Here’s Why the Met is a Treasure


“Seeking to assuage the sorrow brought on by the war and to heal the nation’s fractured spirit in its wake, painters turned away from martial and political content. Responding to the assertion of women’s responsibilities after the loss of so many men in combat, artists depicted them in new roles and grappled with issues surrounding their new options. Expressing a longing for prewar innocence and the commemorative atmosphere associated with the nation’s Centennial, many painters portrayed children. And, as the agrarian basis of American life gave way to urbanization and industrialization, artists who lived, studied, worked, and exhibited their paintings in thriving cities looked to the countryside for their subjects. Painters of this era were, however, likely to show rural locales as temporary or nostalgic retreats from urban existence rather than sustainable habitats.” Weinberg and Barratt, Metropolitan Museum of Art

Follow this link for more insight into  American Scenes of Everyday Life 1840-1910. The online exhibit allows you to notice beautiful details and gain better understanding of the artists and citizens of the day and it’s just plain beautiful!

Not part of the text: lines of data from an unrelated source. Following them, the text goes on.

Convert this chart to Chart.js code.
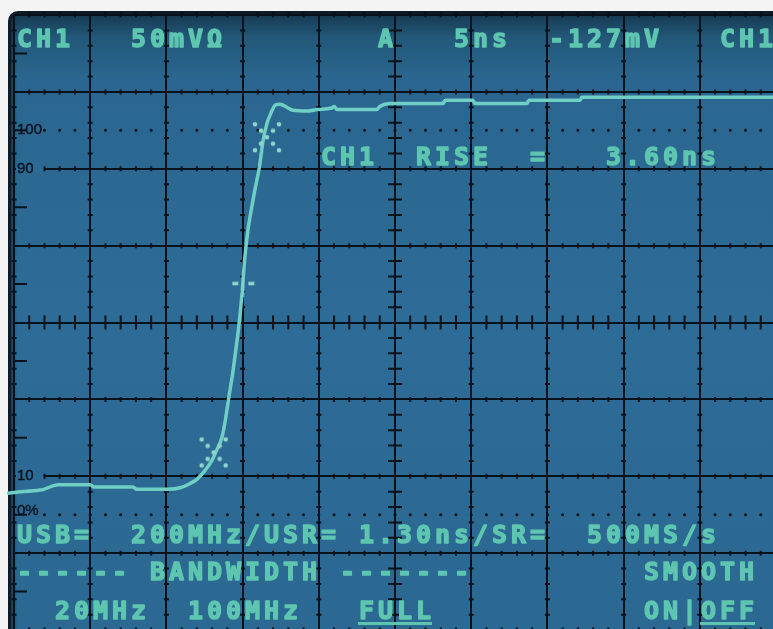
<!DOCTYPE html>
<html>
<head>
<meta charset="utf-8">
<script src="https://cdn.jsdelivr.net/npm/chart.js@4/dist/chart.umd.min.js"></script>
<style>
html,body{margin:0;padding:0;background:#f3f3f3;overflow:hidden;width:773px;height:629px}
#c{position:absolute;left:0;top:0}
</style>
</head>
<body>
<canvas id="c" width="790" height="645"></canvas>
<script>
// ---- data (in graticule divisions: x 0..10 @ 5 ns/div, y 0..8) ----
const traceX = [-0.09, 0.00, 0.34, 0.39, 0.58, 1.00, 1.05, 1.56, 1.61, 2.02, 2.18, 2.30, 2.40, 2.51, 2.60, 2.66,
                2.73, 2.78, 2.82, 2.87, 2.91, 2.95, 2.99, 3.03, 3.07, 3.12, 3.16, 3.22, 3.27, 3.32, 3.37, 3.43,
                3.49, 3.58, 3.66, 3.85, 3.98, 4.17, 4.20, 4.24, 4.76, 4.80, 4.93, 5.63, 5.66, 6.02, 6.05, 6.73,
                6.76, 7.43, 7.45, 10.02];
const traceY = [1.78, 1.79, 1.82, 1.83, 1.89, 1.89, 1.86, 1.86, 1.83, 1.83, 1.85, 1.90, 1.96, 2.08, 2.21, 2.34,
                2.51, 2.77, 3.03, 3.34, 3.64, 3.95, 4.35, 4.85, 5.20, 5.50, 5.72, 6.02, 6.37, 6.59, 6.72, 6.83,
                6.84, 6.80, 6.76, 6.75, 6.77, 6.79, 6.81, 6.77, 6.77, 6.81, 6.85, 6.85, 6.89, 6.89, 6.85, 6.85,
                6.89, 6.89, 6.93, 6.93];
const cursorX = [2.62, 3.32];     // 10% and 90% cursor marks
const cursorY = [2.31, 6.41];
const midX = [3.01];              // mid-level cursor
const midY = [4.51];
const refLevels = [1.5, 6.5];     // 0% and 100% dotted levels
const refStart = 0.4;
const levelValues = [1.5, 2, 6, 6.5];
const levelLabels = ['0%', '10', '90', '100'];
const textRows = [
  'CH1   50mV\u03A9        A   5ns  -127mV   CH1',
  '                CH1  RISE  =   3.60ns',
  'USB=  200MHz/USR= 1.30ns/SR=  500MS/s',
  '------ BANDWIDTH -------         SMOOTH',
  '  20MHz  100MHz   FULL           ON|OFF'
];
const underlines = [[4, 18, 21], [4, 36, 38]]; // row, first col, last col

// ---- styles ----
const GRID = '#07121b';
const TEXT = '#5ec6b0';
const TRACE = '#70cfc5';
const BLUE = '#2d6c97';
const rowBase = [47, 165, 543, 580, 619];
const col0 = 17, cell = 19;

function makeX() {
  const c = document.createElement('canvas');
  c.width = 34; c.height = 36;
  const g = c.getContext('2d');
  g.fillStyle = '#8fd6cc';
  const cx = 17, cy = 18;
  [[0,0],[-6,-6.5],[6,-6.5],[-6,6.5],[6,6.5],[-12,-13],[12,-13],[-12,13],[12,13]].forEach(([dx,dy]) => {
    g.beginPath(); g.arc(cx+dx, cy+dy, 2.3, 0, Math.PI*2); g.fill();
  });
  return c;
}
function makeMid() {
  const c = document.createElement('canvas');
  c.width = 30; c.height = 40;
  const g = c.getContext('2d');
  g.fillStyle = '#8fd6cc';
  g.fillRect(15-11, 20-1.5, 6, 3.5);
  g.fillRect(15+5, 20-1.5, 6, 3.5);
  g.fillStyle = 'rgba(143,214,204,0.6)';
  g.fillRect(14, 14, 2, 20);
  return c;
}

const bgPlugin = {
  id: 'bg',
  beforeDraw(chart) {
    const ctx = chart.ctx, W = chart.width, H = chart.height;
    ctx.save();
    ctx.fillStyle = '#f4f4f4';
    ctx.fillRect(0, 0, W, H);
    ctx.fillStyle = '#0f1b25';
    ctx.beginPath(); ctx.roundRect(8, 11, W + 40, H + 40, 10); ctx.fill();
    const gr = ctx.createLinearGradient(0, 15, 0, 630);
    gr.addColorStop(0, '#173a52');
    gr.addColorStop(0.035, '#225778');
    gr.addColorStop(0.1, '#2a668f');
    gr.addColorStop(0.5, BLUE);
    gr.addColorStop(1, '#2b6892');
    ctx.fillStyle = gr;
    ctx.beginPath(); ctx.roundRect(11, 15, W + 20, H + 20, 7); ctx.fill();
    const gl = ctx.createLinearGradient(11, 0, 17, 0);
    gl.addColorStop(0, 'rgba(15,27,37,0.6)');
    gl.addColorStop(1, 'rgba(15,27,37,0)');
    ctx.fillStyle = gl;
    ctx.fillRect(11, 15, 6, H);
    ctx.restore();
  }
};

const ticksPlugin = {
  id: 'minorTicks',
  beforeDatasetsDraw(chart) {
    const ctx = chart.ctx, xs = chart.scales.x, ys = chart.scales.y;
    const left = xs.getPixelForValue(0);
    ctx.save();
    // clear graticule behind the level labels that sit on grid lines
    ctx.fillStyle = BLUE;
    levelValues.forEach((v, i) => {
      if (Number.isInteger(v)) {
        const y = ys.getPixelForValue(v);
        ctx.fillRect(left + 2, y - 3, 28, 6);
      }
    });
    ctx.strokeStyle = GRID; ctx.lineWidth = 2;
    ctx.beginPath();
    for (let gx = 0; gx <= 10; gx++) {
      const px = xs.getPixelForValue(gx);
      const len = gx === 5 ? 7 : 2.5;
      for (let k = 1; k < 40; k++) {
        if (k % 5 === 0) continue;
        const py = ys.getPixelForValue(k * 0.2);
        ctx.moveTo(px - len, py); ctx.lineTo(px + len, py);
      }
    }
    for (let gy = 0; gy <= 8; gy++) {
      const py = ys.getPixelForValue(gy);
      const len = gy === 4 ? 7 : 2.5;
      for (let k = 1; k < 50; k++) {
        if (k % 5 === 0) continue;
        if ((gy === 2 || gy === 6) && k < 2) continue;
        const px = xs.getPixelForValue(k * 0.2);
        ctx.moveTo(px, py - len); ctx.lineTo(px, py + len);
      }
    }
    for (let j = 0; j < 8; j++) {
      const py = ys.getPixelForValue(j + 0.5);
      ctx.moveTo(left, py); ctx.lineTo(left + 13, py);
    }
    ctx.stroke();
    // level labels
    ctx.fillStyle = '#08141d';
    ctx.strokeStyle = '#08141d';
    ctx.lineWidth = 0.4;
    ctx.font = '15px "Liberation Sans", Arial, sans-serif';
    ctx.textBaseline = 'middle';
    ctx.textAlign = 'left';
    levelValues.forEach((v, i) => {
      const y = ys.getPixelForValue(v) + (v === 1.5 ? -4 : 0);
      ctx.fillText(levelLabels[i], left + 3, y);
      ctx.strokeText(levelLabels[i], left + 3, y);
    });
    ctx.restore();
  }
};

const textPlugin = {
  id: 'overlayText',
  afterDraw(chart) {
    const ctx = chart.ctx;
    ctx.save();
    ctx.fillStyle = TEXT;
    ctx.strokeStyle = TEXT;
    ctx.lineWidth = 1.4;
    ctx.lineJoin = 'round';
    ctx.font = 'bold 25px "DejaVu Sans Mono", monospace';
    ctx.textBaseline = 'alphabetic';
    ctx.textAlign = 'left';
    textRows.forEach((row, r) => {
      [...row].forEach((ch, i) => {
        if (ch !== ' ') {
          ctx.fillText(ch, col0 + i * cell, rowBase[r]);
          ctx.strokeText(ch, col0 + i * cell, rowBase[r]);
        }
      });
    });
    underlines.forEach(([r, a, b]) => {
      ctx.fillRect(col0 + a * cell - 1, rowBase[r] + 3, (b - a + 1) * cell - 2, 3);
    });
    ctx.restore();
  }
};

const tracePts = traceX.map((x, i) => ({x, y: traceY[i]}));
const refSets = refLevels.map(lv => ({
  data: [{x: refStart, y: lv}, {x: 10, y: lv}],
  showLine: true, borderColor: GRID, borderWidth: 3, borderDash: [0, 15.24],
  borderCapStyle: 'round', pointRadius: 0, order: 5
}));

new Chart(document.getElementById('c'), {
  type: 'scatter',
  data: {
    datasets: [
      { data: tracePts, showLine: true, borderColor: TRACE, borderWidth: 3.5, pointRadius: 0,
        cubicInterpolationMode: 'monotone', clip: false, order: 2 },
      ...refSets,
      { data: cursorX.map((x, i) => ({x, y: cursorY[i]})), pointStyle: makeX(), order: 1 },
      { data: midX.map((x, i) => ({x, y: midY[i]})), pointStyle: makeMid(), order: 1 }
    ]
  },
  options: {
    responsive: false,
    animation: false,
    events: [],
    layout: { padding: { left: 14, top: 15, right: 14, bottom: 15 } },
    plugins: { legend: { display: false }, tooltip: { enabled: false } },
    scales: {
      x: { type: 'linear', min: 0, max: 10,
           ticks: { display: false, stepSize: 1 },
           grid: { color: GRID, lineWidth: 2, drawTicks: false },
           border: { display: true, color: GRID, width: 2 } },
      y: { type: 'linear', min: 0, max: 8,
           ticks: { display: false, stepSize: 1 },
           grid: { color: GRID, lineWidth: 2, drawTicks: false },
           border: { display: true, color: GRID, width: 2 } }
    }
  },
  plugins: [bgPlugin, ticksPlugin, textPlugin]
});
</script>
</body>
</html>
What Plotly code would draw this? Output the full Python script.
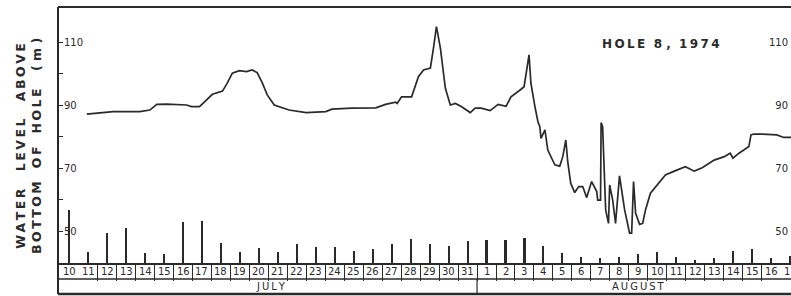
import plotly.graph_objects as go

# Time axis: days since 10 July 1974 00:00
day_labels = [str(d) for d in range(10, 32)] + [str(d) for d in range(1, 18)]
months = ["JULY", "AUGUST"]
month_centers = [11.15, 30.5]

# Water level above bottom of hole (m)
t_days = [1.43, 2.12, 2.81, 4.22, 4.75, 5.12, 5.64, 6.69, 6.95, 7.37, 7.74, 8.05, 8.58, 8.84,
          9.10, 9.47, 9.84, 10.15, 10.41, 10.68, 10.94, 11.31, 12.09, 12.99, 14.03, 14.35,
          15.40, 16.66, 17.18, 17.71, 17.79, 18.02, 18.55, 18.91, 19.18, 19.54, 19.70, 19.86,
          20.07, 20.33, 20.59, 20.86, 21.17, 21.64, 21.90, 22.22, 22.69, 23.11, 23.53, 23.79,
          24.32, 24.48, 24.74, 24.84, 25.05, 25.21, 25.31, 25.37, 25.58, 25.73, 26.10, 26.36,
          26.52, 26.68, 26.78, 26.94, 27.15, 27.36, 27.57, 27.78, 28.04, 28.31, 28.36, 28.51,
          28.54, 28.62, 28.78, 28.93, 28.99, 29.15, 29.30, 29.51, 29.78, 30.04, 30.15, 30.25,
          30.36, 30.57, 30.73, 30.88, 31.14, 31.51, 31.93, 32.40, 32.98, 33.45, 33.87, 34.50,
          35.03, 35.34, 35.49, 35.81, 36.33, 36.44, 36.59, 37.28, 37.80, 38.17, 38.60]
level = [87.1, 87.6, 87.9, 87.9, 88.4, 90.2, 90.3, 90.0, 89.5, 89.5, 91.6, 93.4, 94.4, 97.0,
         100.1, 100.9, 100.6, 101.1, 100.3, 97.0, 93.2, 90.0, 88.4, 87.6, 87.9, 88.7,
         89.0, 89.1, 90.2, 90.9, 90.5, 92.6, 92.6, 99.0, 101.1, 101.7, 108.0, 114.9,
         108.0, 95.3, 90.0, 90.5, 89.5, 87.6, 89.0, 89.0, 88.2, 90.2, 89.6, 92.6,
         95.0, 95.8, 105.9, 96.9, 89.5, 84.7, 83.1, 79.4, 82.1, 75.7, 71.0, 70.6,
         73.6, 78.9, 72.0, 65.1, 62.2, 64.1, 64.1, 60.6, 65.7, 62.5, 59.8, 59.8,
         84.4, 83.1, 56.7, 52.4, 64.6, 59.8, 52.4, 67.5, 56.7, 49.3, 49.3, 65.7,
         55.6, 52.1, 52.4, 56.7, 62.0, 64.6, 67.8, 69.0, 70.4, 69.0, 70.1, 72.5,
         73.6, 74.7, 73.1, 74.7, 76.8, 80.5, 80.8, 80.7, 80.5, 79.7, 79.7]

# Daily bars (relative units, unlabeled in original)
daily = [53, 11, 30, 35, 10, 9, 41, 42, 20, 11, 15, 11, 19, 16, 16, 12, 14, 19, 24, 19, 17, 22,
         23, 23, 25, 17, 10, 6, 5, 6, 9, 11, 6, 3, 5, 12, 14, 5, 7]

y_ticks = [50, 60, 70, 80, 90, 100, 110]
y_ticklabels = ["50", "", "70", "", "90", "", "110"]
y_right_ticks = [50, 70, 90, 110]

INK = "#2a2a2a"
FONT = "DejaVu Sans"


def spaced(s):
    return "\u2009".join(s)


cell_centers = [i + 0.5 for i in range(len(day_labels))]

fig = go.Figure()
fig.add_trace(go.Bar(x=cell_centers, y=daily, width=0.11, marker=dict(color=INK, line=dict(width=0)),
                     yaxis="y2", showlegend=False, hoverinfo="skip"))
fig.add_trace(go.Scatter(x=t_days, y=level, mode="lines", line=dict(color=INK, width=1.7),
                         showlegend=False))
# invisible trace to activate right axis
fig.add_trace(go.Scatter(x=[t_days[0]], y=[level[0]], yaxis="y3", mode="lines",
                         line=dict(width=0), showlegend=False, hoverinfo="skip"))

H = 296
plot_h = H - 7 - 2
main_bottom = (294 - 263) / plot_h
row_div = (294 - 279) / plot_h
yr = [39.84, 121.11]

fig.update_layout(
    width=791, height=H,
    margin=dict(l=58, r=0, t=7, b=2, autoexpand=False),
    paper_bgcolor="white", plot_bgcolor="white",
    bargap=0,
    font=dict(family=FONT, color=INK),
    xaxis=dict(range=[-0.09, 38.55], showgrid=False, zeroline=False, automargin=False,
               showline=True, linecolor=INK, linewidth=1.5,
               tickmode="array", tickvals=list(range(0, 40)), showticklabels=False,
               ticks="outside", ticklen=16, tickwidth=1.2, tickcolor=INK),
    yaxis=dict(domain=[main_bottom, 1], range=yr, showgrid=False, zeroline=False, automargin=False,
               showline=False, tickmode="array", tickvals=y_ticks, ticktext=y_ticklabels,
               ticks="inside", ticklen=5, tickwidth=1.3, tickcolor=INK,
               ticklabelposition="inside", tickfont=dict(size=10, color=INK, family=FONT)),
    yaxis2=dict(overlaying="y", range=[0, 256], visible=False, automargin=False),
    yaxis3=dict(overlaying="y", side="right", range=yr, showgrid=False, zeroline=False,
                automargin=False,
                showline=False, tickmode="array", tickvals=y_right_ticks,
                ticks="", ticklabelposition="inside",
                tickfont=dict(size=10, color=INK, family=FONT)),
)

shapes = [
    dict(type="line", xref="paper", yref="paper", x0=0, x1=0, y0=0, y1=1,
         line=dict(color=INK, width=2)),
    dict(type="line", xref="paper", yref="paper", x0=0, x1=1, y0=1, y1=1,
         line=dict(color=INK, width=2)),
    dict(type="line", xref="paper", yref="paper", x0=0, x1=1, y0=0, y1=0,
         line=dict(color=INK, width=2.5)),
    dict(type="line", xref="paper", yref="paper", x0=0, x1=1, y0=row_div, y1=row_div,
         line=dict(color=INK, width=1.3)),
    dict(type="line", xref="x", yref="paper", x0=22, x1=22, y0=0, y1=row_div,
         line=dict(color=INK, width=1.2)),
]
fig.update_layout(shapes=shapes)

annotations = [
    dict(text="<b>" + spaced("HOLE") + "  8 ,  " + spaced("1974") + "</b>", xref="paper", yref="paper",
         x=(661 - 58) / 733, y=(294 - 44) / plot_h, showarrow=False, xanchor="center",
         yanchor="middle", font=dict(size=12, color=INK, family=FONT)),
    dict(text="<b>" + spaced("WATER") + "    " + spaced("LEVEL") + "    " + spaced("ABOVE") + "<br>" +
         spaced("BOTTOM") + "   " + spaced("OF") + "   " + spaced("HOLE") + "    ( m )</b>",
         xref="paper", yref="paper", x=(28 - 58) / 733, y=(294 - 146) / plot_h,
         textangle=-90, showarrow=False, align="center",
         font=dict(size=12.5, color=INK, family=FONT), xanchor="center", yanchor="middle"),
]
day_row_mid = (row_div + main_bottom) / 2
for lab, c in zip(day_labels, cell_centers):
    annotations.append(dict(text=lab, xref="x", yref="paper", x=c, y=day_row_mid,
                            showarrow=False, xanchor="center", yanchor="middle",
                            font=dict(size=10, color=INK, family=FONT)))
for m, c in zip(months, month_centers):
    annotations.append(dict(text=spaced(m), xref="x", yref="paper", x=c, y=row_div / 2,
                            showarrow=False, xanchor="center", yanchor="middle",
                            font=dict(size=10, color=INK, family=FONT)))
fig.update_layout(annotations=annotations)

fig.write_html("out.html", config={"displayModeBar": False},
               post_script="document.body.style.margin='0';")
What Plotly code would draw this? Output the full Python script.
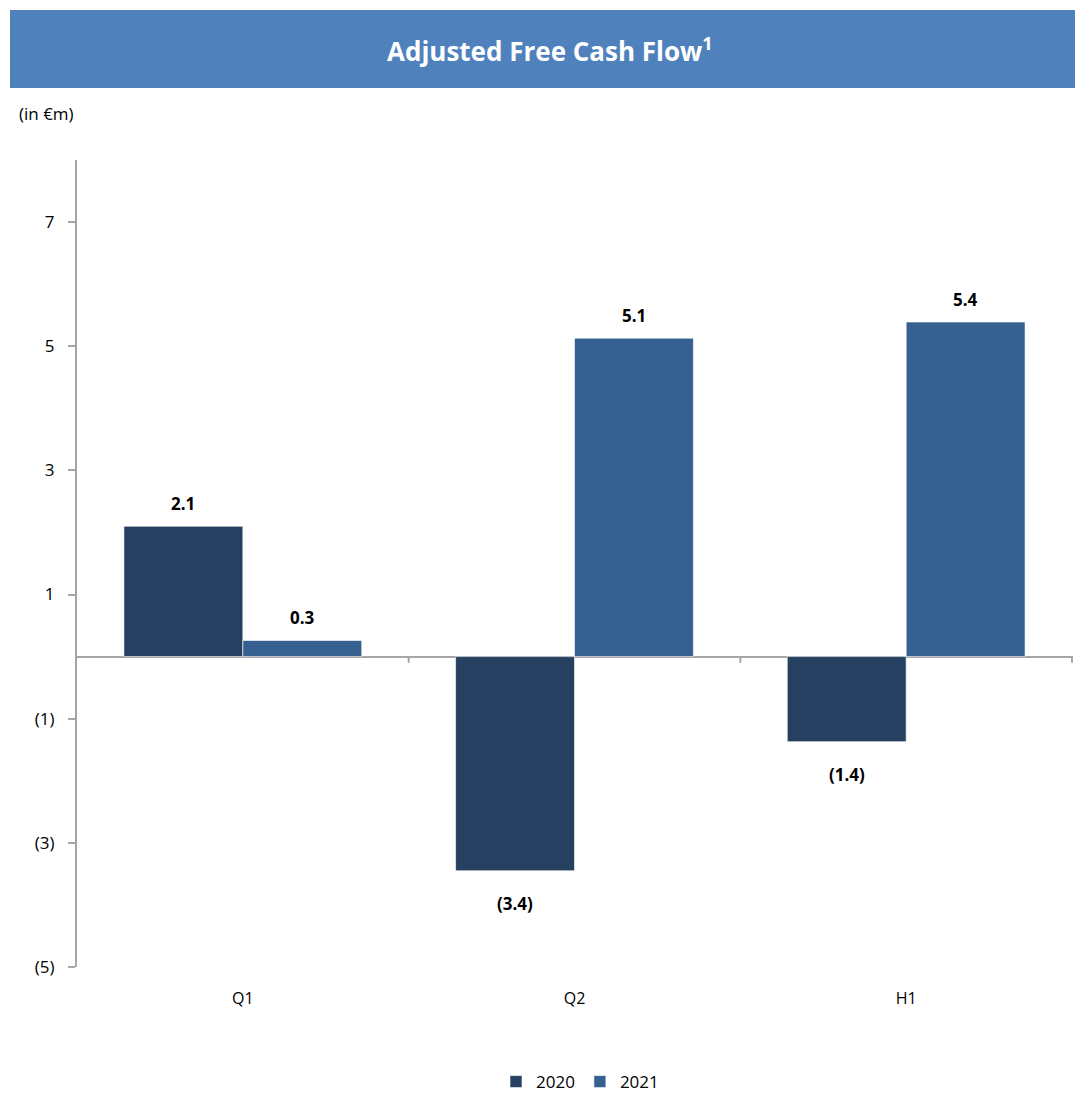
import plotly.graph_objects as go

categories = ["Q1", "Q2", "H1"]
values_2020 = [2.1, -3.45, -1.37]
values_2021 = [0.26, 5.13, 5.39]
labels_2020 = ["2.1", "(3.4)", "(1.4)"]
labels_2021 = ["0.3", "5.1", "5.4"]
y_tickvals = [7, 5, 3, 1, -1, -3, -5]
y_ticktext = ["7", "5", "3", "1", "(1)", "(3)", "(5)"]

W, H = 1075, 1094
L, R, T, B = 77, 2, 160, 127
pw, ph = W - L - R, H - T - B

def px_x(p):
    return (p - L) / pw

def px_y(p):
    return (H - B - p) / ph

C2020 = "#264061"
C2021 = "#376092"
GRID = "#a6a6a6"
FONT = "Open Sans, Noto Sans, sans-serif"

fig = go.Figure()
fig.add_trace(go.Bar(name="2020", x=categories, y=values_2020, marker_color=C2020,
                     marker_line=dict(color="rgba(255,255,255,0.6)", width=1)))
fig.add_trace(go.Bar(name="2021", x=categories, y=values_2021, marker_color=C2021,
                     marker_line=dict(color="rgba(255,255,255,0.6)", width=1)))

bar_px = 119
for vals, labs, shift in ((values_2020, labels_2020, -bar_px / 2), (values_2021, labels_2021, bar_px / 2)):
    for c, v, t in zip(categories, vals, labs):
        fig.add_annotation(x=c, y=v, text=f"<b>{t}</b>", showarrow=False,
                           xshift=shift, yshift=23 if v >= 0 else -33,
                           font=dict(size=17, color="#000000", family=FONT))

# category boundary ticks on zero line
for b in (0.5, 1.5, 2.5):
    fig.add_shape(type="line", xref="x", yref="y", x0=b, x1=b, y0=0, y1=-0.1,
                  line=dict(color=GRID, width=2))

# title band
fig.add_shape(type="rect", xref="paper", yref="paper",
              x0=px_x(10), x1=px_x(1075), y0=px_y(88), y1=px_y(10),
              fillcolor="#4F81BD", line=dict(width=0), layer="below")
fig.add_annotation(xref="paper", yref="paper", x=px_x(550), y=px_y(50),
                   text="<b>Adjusted Free Cash Flow<sup>1</sup></b>", showarrow=False,
                   font=dict(size=26, color="white", family=FONT), xanchor="center", yanchor="middle")
fig.add_annotation(xref="paper", yref="paper", x=px_x(17), y=px_y(113),
                   text="(in €m)", showarrow=False, xanchor="left", yanchor="middle",
                   font=dict(size=17, color="#000000", family=FONT))

fig.update_layout(
    width=W, height=H,
    margin=dict(l=L, r=R, t=T, b=B, autoexpand=False),
    paper_bgcolor="white", plot_bgcolor="white",
    barmode="group", bargap=0.283, bargroupgap=0,
    font=dict(family=FONT, size=16, color="#000000"),
    showlegend=True,
    legend=dict(orientation="h", x=px_x(580), xanchor="center", y=px_y(1082), yanchor="middle",
                font=dict(size=17), itemwidth=30, traceorder="normal"),
    xaxis=dict(showline=False, showgrid=False, zeroline=False, ticks="", automargin=False,
               ticklabelstandoff=20, tickfont=dict(size=16)),
    yaxis=dict(range=[-5, 8], tickvals=y_tickvals, ticktext=y_ticktext, automargin=False,
               showgrid=False, showline=True, linecolor=GRID, linewidth=2,
               ticks="outside", ticklen=7, tickcolor=GRID, tickwidth=2,
               zeroline=True, zerolinecolor=GRID, zerolinewidth=2,
               ticklabelstandoff=10, tickfont=dict(size=17)),
)

fig.write_html("out.html")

6 responses to “Here’s Why the Met is a Treasure”

    • I wonder if we don’t all tend to set up cages for ourselves sometimes. There are those people who seem to thrive in almost any environment.

      It’s like when they have those reality shows where people live like they did in 1870. There’s nothing real about it. The people complain and do everything wrong and are shocked about every chore or social system, but if you just grew up in that world it would seem perfectly normal. Maybe you would have escaped to the wild west!


    • Well, since the women in the picture commissioned the portrait (or someone in the family di), I guess the artist was just pleasing the sitters. 🙂

      Women set high standards for themselves.